Rothenberg, 93, fought as an American soldier in France and Germany in World War II and helped liberate the last of the prisoners of the Leipzig-Thekla concentration camp, a subcamp of Buchenwald, in Germany. Among the medals he earned as part of the 69th Infantry Division (“the fighting 69th”) was the Bronze Star.
A member of the Lt. Seth Dvorin Jewish War Veterans Post 972 in Marlboro, Rothenberg has been addressing young people about what he witnessed during the war for a number of years. But now, he said, he finds they are more attuned to his message about the devastating effects of hatred.
Master of ceremonies Al Adler of Manchester, a past state JWV department commander, told the gathering that the spike in racism and anti-Semitism and the rise of neo-Nazism are particularly dismaying to veterans who fought against fascism in World War II. The JWV, he said, is committed to being at the forefront of the fight against intolerance “in all its pernicious forms.”
Many residents of the veterans’ home attended the commemoration, a number of them in wheelchairs; they saluted the flag as four members of the junior Reserve Officer Training Corps at Colts Neck High School presented the colors. The program also featured a memorial candle-lighting ceremony.
During the war, Lindenbaum, 87, escaped the fate of many of the family members who perished by being taken to England with other Jewish children on the Kindertransport.
His grandfather, a native of Galicia, had immigrated to Germany, settled in the town of Umma, and opened a clothing store. “Life was really good” for the family, Lindenbaum said, and they had many Christian friends. “Then the Depression came, and people were out of work. They were angry and looking for someone to blame.”
The Nazis stepped into that void, he explained, promising “to make Germany great again” by convincing them they were better than everyone else, targeting communists, the disabled, Gypsies, and especially the Jews.

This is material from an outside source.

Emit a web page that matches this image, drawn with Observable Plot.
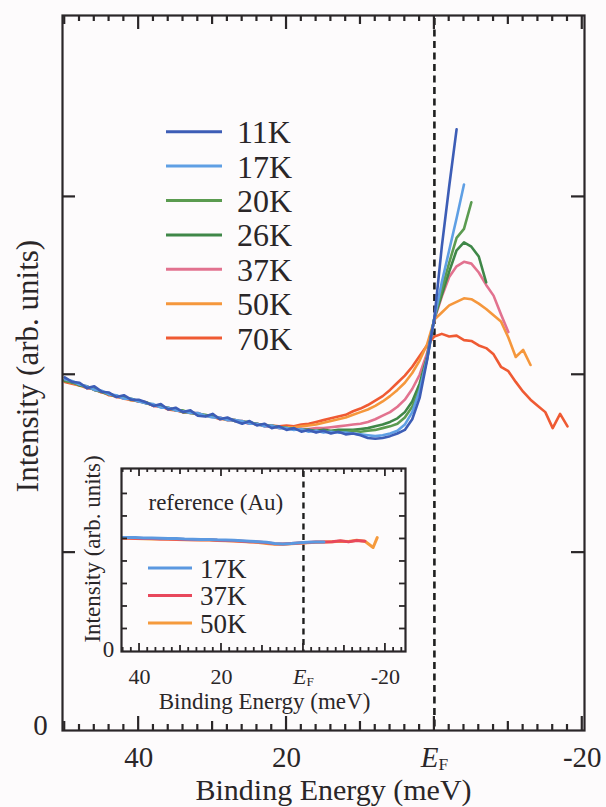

Lindenbaum’s older brother was beaten by classmates at school, and customers and friends began deserting the family. He said at first many Germans opposed the Nazis, but most chose to remain bystanders to the atrocities.
On Oct. 28, 1938, two weeks before Kristallnacht, the “Night of Broken Glass” — two days of pogroms across Germany and Austria — his family was deported to the Polish town of Zbyzm. To this day, Lindenbaum said, he remembers the German officer who came into the store, clicking his heels, and ordered his parents to go to the train station.
An event last fall resonated particularly with him: On Oct. 27, almost 80 years to the day after his family’s deportation, Lindenbaum said, “there was a shooting in a Pittsburgh synagogue for reasons we all know full well.” The attack during Shabbat services in the Tree of Life Synagogue left 11 people dead and seven injured.
Even more disturbing to Lindenbaum was that the alleged white supremacist killer invoked the name of HIAS, the Hebrew Immigrant Aid Society, which helped his family in Poland and brought him to the United States as a refugee in 1946.
Also etched in his memory is that the Jews being deported arrived at the train station on a Thursday, but the Nazis made them wait there until Friday evening, forcing them to travel on the Sabbath.
“As we got on the train, my beautiful zayde began chanting ‘L’Cha Dodi’ and the Friday night service,” said Lindenbaum. “That still reverberates in my mind.”
In Zbyzm, he said, while the townspeople did not greet them with open arms, they were not hostile. They let the Jews sleep in their barns until rustic accommodations were found, and generally did not harass them.
Ten months later, with the Germans closing in, HIAS — which had been providing necessities to the displaced Jews — informed them there were a handful of openings on the Kindertransport, which brought 10,000 Jewish children from Nazi-occupied Europe to England.
Lindenbaum went with his brother, sister, and a cousin. However, that sister, Rutchen, was turned away; at 14, she was considered “too old.” She, their parents and grandfather, and other relatives were later murdered.
Lindenbaum’s most vivid memory is of his best friend, Herbert, who began crying for his parents as the children were about to leave for England. His distraught mother ran and took him back.
“I learned they were later murdered in Auschwitz,” Lindenbaum said. “I was angry at my own parents, thinking they had abandoned me. Years later I came to understand the heroic sacrifice they had made.”
In 2015, Lindenbaum celebrated the bar mitzvah he was denied at age 13 alongside his youngest grandson; at the service, he said, he felt the presence of his murdered family members, particularly Rutchen.
“My sister is always with me,” he said. “On the day of the bar mitzvah, I could feel Rutchen smiling.”
If you go
Yom HaShoah, Holocaust Remembrance Day, falls this year on May 2; observances are often held on different dates throughout the community.
What: New Jersey State Holocaust Remembrance Commemoration, “Women’s Experiences in the Holocaust”
Who: Dr. Agnes Grunwald-Spier, survivor and author of “Women in the Holocaust: In Their Own Words”
When: Friday, May 3, 9:30-11:30 a.m.
Where: Student Life Center, Brookdale Community College, Lincroft
Sponsors: The college’s Center for Holocaust, Human Rights & Genocide Education; NJ Commission on Holocaust Education; Jewish Federation in the Heart of NJ; and Jewish War Veterans, Jersey Shore Post 125
Admission: Free
Information: Call 732-224-2616 or visit chhange.org
The program will also include a candle-lighting ceremony featuring local survivors escorted by sailors from Naval Weapons Station Earle in Colts Neck as well as a musical performance by a local high school choir.